Line 6 shows the creation of a new instance of the java.awt.Font class. The syntax for instance creation is exactly like that used when creating a new instance of a Python class. The Python objects which are the arguments are appropriately coerced to Java objects or primitives when the class is actually instantiated.
The Java VM takes care of memory management using a true garbage collection scheme. This means that there is no need to deal with reference counting at run-time for code that is implemented in Python or Java.
The Java VM handles the immediate operation stack. This means that I don't need to worry about managing a stack of intermediate results. It also handles multi-threading.
Finally, the Java VM deals with much of the problem of exception handling. Every try/except clause in Python is implemented as a try/catch clause at the level of the Java VM. The one great limitation is that the Java machinery must trap all exceptions and then subsequent support code is used to determine the actual type of the Python exception thrown and invoke the appropriate except clause, or reraise the exception to the next stack frame.

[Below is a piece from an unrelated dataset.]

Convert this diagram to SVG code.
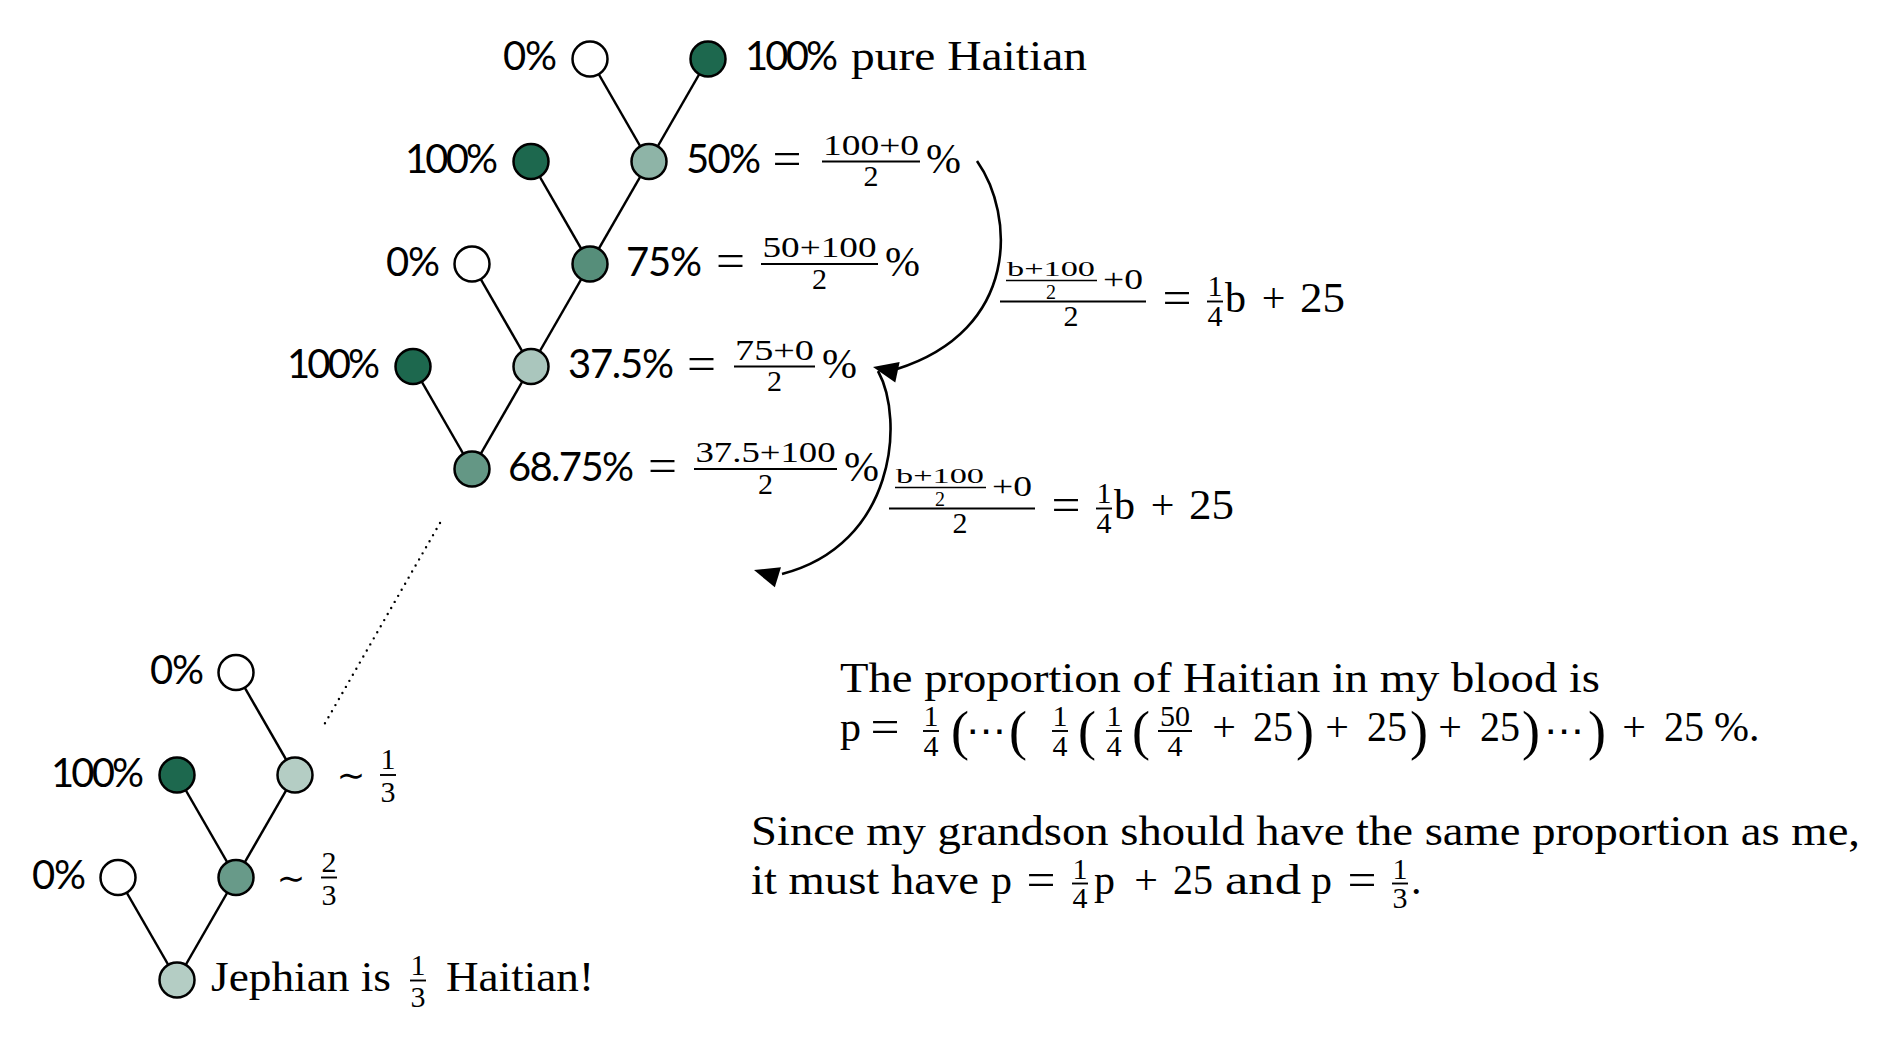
<svg xmlns="http://www.w3.org/2000/svg" xmlns:xlink="http://www.w3.org/1999/xlink" width="1890" height="1063" viewBox="0 0 1890 1063">
<defs>
<style>
.n{stroke:#000;stroke-width:2.5}
.w{fill:#ffffff}.d{fill:#1d684e}.p75{fill:#568e7a}.p50{fill:#8eb4a7}.p37{fill:#aac6bd}.p68{fill:#649785}.p33{fill:#b4cdc4}.p67{fill:#689a89}
.e{stroke:#000;stroke-width:2.5;fill:none}
.arc{stroke:#000;stroke-width:2.6;fill:none}
.dot{stroke:#000;stroke-width:2.4;stroke-dasharray:0 7;stroke-linecap:round}
.bar{stroke:#000;stroke-width:1.9}
.sbar{stroke:#000;stroke-width:1.4}
text{fill:#000}
.sans{font-family:Lato,"Open Sans",sans-serif;font-size:40px}
.serif{font-family:"Liberation Serif",serif;font-size:42px}
.eq{font-family:"Liberation Serif",serif;font-size:46px}
.sc{font-family:"Liberation Serif",serif;font-size:30px}
.ssc{font-family:"Liberation Serif",serif;font-size:20px}
.par{font-family:"Liberation Serif",serif;font-size:54px}
.sim{font-family:"DejaVu Sans",sans-serif;font-size:34px}
.dots{font-family:"DejaVu Sans",sans-serif;font-size:36px}
.m{text-anchor:middle}
.end{text-anchor:end}
</style>
<path id="ah" d="M0,0 L-25,-10.5 L-25,10.5 Z" fill="#000"/>
</defs>

<g id="connectors">
<line class="e" x1="590" y1="59" x2="649" y2="161.5"/>
<line class="e" x1="708" y1="59" x2="649" y2="161.5"/>
<line class="e" x1="531" y1="161.5" x2="590" y2="264"/>
<line class="e" x1="649" y1="161.5" x2="590" y2="264"/>
<line class="e" x1="472" y1="264" x2="531" y2="366.5"/>
<line class="e" x1="590" y1="264" x2="531" y2="366.5"/>
<line class="e" x1="413" y1="366.5" x2="472" y2="469"/>
<line class="e" x1="531" y1="366.5" x2="472" y2="469"/>
<line class="e" x1="236" y1="672.5" x2="295" y2="775"/>
<line class="e" x1="177" y1="775" x2="236" y2="877.5"/>
<line class="e" x1="295" y1="775" x2="236" y2="877.5"/>
<line class="e" x1="118" y1="877.5" x2="177" y2="980"/>
<line class="e" x1="236" y1="877.5" x2="177" y2="980"/>
<line class="dot" x1="440" y1="523" x2="324" y2="725"/>
<path class="arc" d="M977,161 C1015,215 1020,330 897,369"/>
<use xlink:href="#ah" transform="translate(873,367) rotate(-168)"/>
<path class="arc" d="M878,371 C905,420 895,545 782,574"/>
<use xlink:href="#ah" transform="translate(754,570) rotate(-163)"/>
</g>

<!-- top tree -->
<g id="n-top-white">
<circle class="n w" cx="590" cy="59" r="17.5"/>
<text class="sans end" x="557" y="70" textLength="54">0%</text>
</g>
<g id="n-top-pure">
<circle class="n d" cx="708" cy="59" r="17.5"/>
<text class="sans" x="745" y="70" textLength="93">100%</text>
<text class="serif" x="851" y="70" textLength="236" lengthAdjust="spacingAndGlyphs">pure Haitian</text>
</g>
<g id="n-l3-dark">
<circle class="n d" cx="531" cy="161.5" r="17.5"/>
<text class="sans end" x="498" y="173" textLength="93">100%</text>
</g>
<g id="n-50">
<circle class="n p50" cx="649" cy="161.5" r="17.5"/>
<text class="sans" x="686" y="173" textLength="75">50%</text>
<text class="eq m" x="787" y="173.5" textLength="29" lengthAdjust="spacingAndGlyphs">=</text>
<text class="sc m" x="871" y="154.5" textLength="96" lengthAdjust="spacingAndGlyphs">100+0</text>
<line class="bar" x1="822" y1="161.5" x2="920" y2="161.5"/>
<text class="sc m" x="871" y="186">2</text>
<text class="serif" x="926" y="173">%</text>
</g>
<g id="n-l2-white">
<circle class="n w" cx="472" cy="264" r="17.5"/>
<text class="sans end" x="440" y="275.5" textLength="54">0%</text>
</g>
<g id="n-75">
<circle class="n p75" cx="590" cy="264" r="17.5"/>
<text class="sans" x="626" y="275.5" textLength="76">75%</text>
<text class="eq m" x="730.5" y="276" textLength="29" lengthAdjust="spacingAndGlyphs">=</text>
<text class="sc m" x="819.5" y="257" textLength="114" lengthAdjust="spacingAndGlyphs">50+100</text>
<line class="bar" x1="761" y1="264" x2="878" y2="264"/>
<text class="sc m" x="819.5" y="288.5">2</text>
<text class="serif" x="885" y="275.5">%</text>
</g>
<g id="n-l1-dark">
<circle class="n d" cx="413" cy="366.5" r="17.5"/>
<text class="sans end" x="380" y="378" textLength="93">100%</text>
</g>
<g id="n-37">
<circle class="n p37" cx="531" cy="366.5" r="17.5"/>
<text class="sans" x="568" y="378" textLength="106">37.5%</text>
<text class="eq m" x="701.5" y="378.5" textLength="29" lengthAdjust="spacingAndGlyphs">=</text>
<text class="sc m" x="774.5" y="359.5" textLength="79" lengthAdjust="spacingAndGlyphs">75+0</text>
<line class="bar" x1="734" y1="366.5" x2="815" y2="366.5"/>
<text class="sc m" x="774.5" y="391">2</text>
<text class="serif" x="822" y="378">%</text>
</g>
<g id="n-68">
<circle class="n p68" cx="472" cy="469" r="17.5"/>
<text class="sans" x="508" y="480.5" textLength="126">68.75%</text>
<text class="eq m" x="662.5" y="481" textLength="29" lengthAdjust="spacingAndGlyphs">=</text>
<text class="sc m" x="765.5" y="462" textLength="140" lengthAdjust="spacingAndGlyphs">37.5+100</text>
<line class="bar" x1="694" y1="469" x2="837" y2="469"/>
<text class="sc m" x="765.5" y="493.5">2</text>
<text class="serif" x="844" y="480.5">%</text>
</g>

<!-- arrow labels -->
<g id="label-upper">
<text class="ssc m" x="1051" y="275.5" textLength="88" lengthAdjust="spacingAndGlyphs">b+100</text>
<line class="sbar" x1="1006" y1="280.5" x2="1097" y2="280.5"/>
<text class="ssc m" x="1051" y="299">2</text>
<text class="sc" x="1103" y="289" textLength="40" lengthAdjust="spacingAndGlyphs">+0</text>
<line class="bar" x1="1000" y1="301.5" x2="1146" y2="301.5"/>
<text class="sc m" x="1071" y="326">2</text>
<text class="eq m" x="1177" y="313" textLength="29" lengthAdjust="spacingAndGlyphs">=</text>
<text class="sc m" x="1215" y="296">1</text>
<line class="bar" x1="1207" y1="301.5" x2="1223" y2="301.5"/>
<text class="sc m" x="1215" y="326">4</text>
<text class="serif" x="1225" y="312">b</text>
<text class="serif m" x="1273.5" y="312">+</text>
<text class="serif" x="1300" y="312" textLength="45" lengthAdjust="spacingAndGlyphs">25</text>
</g>
<g id="label-lower">
<text class="ssc m" x="940" y="482.5" textLength="88" lengthAdjust="spacingAndGlyphs">b+100</text>
<line class="sbar" x1="895" y1="487.5" x2="986" y2="487.5"/>
<text class="ssc m" x="940" y="506">2</text>
<text class="sc" x="992" y="496" textLength="40" lengthAdjust="spacingAndGlyphs">+0</text>
<line class="bar" x1="889" y1="508.5" x2="1035" y2="508.5"/>
<text class="sc m" x="960" y="533">2</text>
<text class="eq m" x="1066" y="520" textLength="29" lengthAdjust="spacingAndGlyphs">=</text>
<text class="sc m" x="1104" y="503">1</text>
<line class="bar" x1="1096" y1="508.5" x2="1112" y2="508.5"/>
<text class="sc m" x="1104" y="533">4</text>
<text class="serif" x="1114" y="519">b</text>
<text class="serif m" x="1162.5" y="519">+</text>
<text class="serif" x="1189" y="519" textLength="45" lengthAdjust="spacingAndGlyphs">25</text>
</g>

<!-- lower tree -->
<g id="n-low-top-white">
<circle class="n w" cx="236" cy="672.5" r="17.5"/>
<text class="sans end" x="204" y="684" textLength="54">0%</text>
</g>
<g id="n-low-dark">
<circle class="n d" cx="177" cy="775" r="17.5"/>
<text class="sans end" x="144" y="786.5" textLength="93">100%</text>
</g>
<g id="n-third">
<circle class="n p33" cx="295" cy="775" r="17.5"/>
<text class="sim m" x="351" y="787">∼</text>
<text class="sc m" x="388" y="769">1</text>
<line class="bar" x1="380" y1="775" x2="396" y2="775"/>
<text class="sc m" x="388" y="802">3</text>
</g>
<g id="n-low-white">
<circle class="n w" cx="118" cy="877.5" r="17.5"/>
<text class="sans end" x="86" y="889" textLength="54">0%</text>
</g>
<g id="n-twothirds">
<circle class="n p67" cx="236" cy="877.5" r="17.5"/>
<text class="sim m" x="291" y="889.5">∼</text>
<text class="sc m" x="329" y="871.5">2</text>
<line class="bar" x1="321" y1="877.5" x2="337" y2="877.5"/>
<text class="sc m" x="329" y="904.5">3</text>
</g>
<g id="n-jephian">
<circle class="n p33" cx="177" cy="980" r="17.5"/>
<text class="serif" x="211" y="991" textLength="180" lengthAdjust="spacingAndGlyphs">Jephian is</text>
<text class="sc m" x="418" y="974.5">1</text>
<line class="bar" x1="410" y1="980.5" x2="426" y2="980.5"/>
<text class="sc m" x="418" y="1007">3</text>
<text class="serif" x="446" y="991" textLength="148" lengthAdjust="spacingAndGlyphs">Haitian!</text>
</g>

<!-- explanation -->
<g id="explanation">
<text class="serif" x="840" y="692" textLength="760" lengthAdjust="spacingAndGlyphs">The proportion of Haitian in my blood is</text>
<text class="serif" x="840" y="741">p</text>
<text class="eq m" x="885" y="742" textLength="29" lengthAdjust="spacingAndGlyphs">=</text>
<text class="sc m" x="931" y="726">1</text><line class="bar" x1="923" y1="731" x2="939" y2="731"/><text class="sc m" x="931" y="756">4</text>
<text class="par m" x="960" y="749">(</text>
<text class="dots m" x="986" y="743" textLength="40" lengthAdjust="spacingAndGlyphs">⋯</text>
<text class="par m" x="1018" y="749">(</text>
<text class="sc m" x="1060" y="726">1</text><line class="bar" x1="1052" y1="731" x2="1068" y2="731"/><text class="sc m" x="1060" y="756">4</text>
<text class="par m" x="1087" y="749">(</text>
<text class="sc m" x="1114" y="726">1</text><line class="bar" x1="1106" y1="731" x2="1122" y2="731"/><text class="sc m" x="1114" y="756">4</text>
<text class="par m" x="1141" y="749">(</text>
<text class="sc m" x="1175" y="726">50</text><line class="bar" x1="1158" y1="731" x2="1192" y2="731"/><text class="sc m" x="1175" y="756">4</text>
<text class="serif m" x="1224" y="741">+</text>
<text class="serif m" x="1273" y="741" textLength="40" lengthAdjust="spacingAndGlyphs">25</text>
<text class="par m" x="1305" y="749">)</text>
<text class="serif m" x="1337" y="741">+</text>
<text class="serif m" x="1387" y="741" textLength="40" lengthAdjust="spacingAndGlyphs">25</text>
<text class="par m" x="1419" y="749">)</text>
<text class="serif m" x="1450" y="741">+</text>
<text class="serif m" x="1500" y="741" textLength="40" lengthAdjust="spacingAndGlyphs">25</text>
<text class="par m" x="1531" y="749">)</text>
<text class="dots m" x="1564" y="743" textLength="40" lengthAdjust="spacingAndGlyphs">⋯</text>
<text class="par m" x="1597" y="749">)</text>
<text class="serif m" x="1634" y="741">+</text>
<text class="serif m" x="1684" y="741" textLength="40" lengthAdjust="spacingAndGlyphs">25</text>
<text class="serif" x="1714" y="741">%.</text>

<text class="serif" x="751" y="845" textLength="1109" lengthAdjust="spacingAndGlyphs">Since my grandson should have the same proportion as me,</text>
<text class="serif" x="751" y="894" textLength="228" lengthAdjust="spacingAndGlyphs">it must have</text>
<text class="serif" x="991" y="894">p</text>
<text class="eq m" x="1041" y="895" textLength="29" lengthAdjust="spacingAndGlyphs">=</text>
<text class="sc m" x="1080" y="878.5">1</text><line class="bar" x1="1072" y1="883.5" x2="1088" y2="883.5"/><text class="sc m" x="1080" y="908">4</text>
<text class="serif" x="1094" y="894">p</text>
<text class="serif m" x="1146" y="894">+</text>
<text class="serif m" x="1193" y="894" textLength="40" lengthAdjust="spacingAndGlyphs">25</text>
<text class="serif" x="1225" y="894" textLength="76" lengthAdjust="spacingAndGlyphs">and</text>
<text class="serif" x="1311" y="894">p</text>
<text class="eq m" x="1362" y="895" textLength="29" lengthAdjust="spacingAndGlyphs">=</text>
<text class="sc m" x="1400" y="878.5">1</text><line class="bar" x1="1392" y1="883.5" x2="1408" y2="883.5"/><text class="sc m" x="1400" y="908">3</text>
<text class="serif" x="1411" y="894">.</text>
</g>
</svg>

There are a number of additional function performed by the standard Python VM that do not map nicely onto the Java VM. These functions are implemented by Java support code that is a key part of my Python in Java system.
As mentioned above, part of this support code is needed for handling specific Python exceptions. It also includes support code for dynamic method invocation.
Finally, this support code must manage a separate Python call frame stack. A key part of managing the call frame stack is handling local and global variable access. This is also done in the support code. It is unfortunate that the Java VM's ability to manipulate local variables can't be used here instead. There seem to be a small number of unresolved issues related to the very dynamic nature of namespaces in Python that make it much easier to just implement my own local variables.
The portability and speed problems are likely to go away as people continue to work on improving the Java runtime systems. As anecdotal evidence, the first Java VM that I used for my experiments in April 1997 is about 2.5 times slower than the Java VM I'm using today (September 1997). As far as portability is concerned, the Kaffe project [5] provides a free portable implementation of the Java VM that is relatively easy to get running on a wide variety of platforms.
The problem of backwards compatibility is more difficult to address. Personally, I feel that Python in Java has enough advantages for module writers (garbage collection, true exceptions, object-orientation, portable binaries, …) that they will be happy to reimplement their systems. Whether this is true or not remains to be seen.
There is also a nice collection of technical reasons why Java is a superior implementation language for Python than C. These include Java's binary portability, thread-safety, object-orientation, true exceptions, garbage collection, and friendliness to glue languages. More questions need to be answered before I can make a convincing argument that Python 2.0 should be implemented in Java rather than C. Nonetheless, I think that Java offers many advantages for Python as both an implementation language and a widely available run-time platform.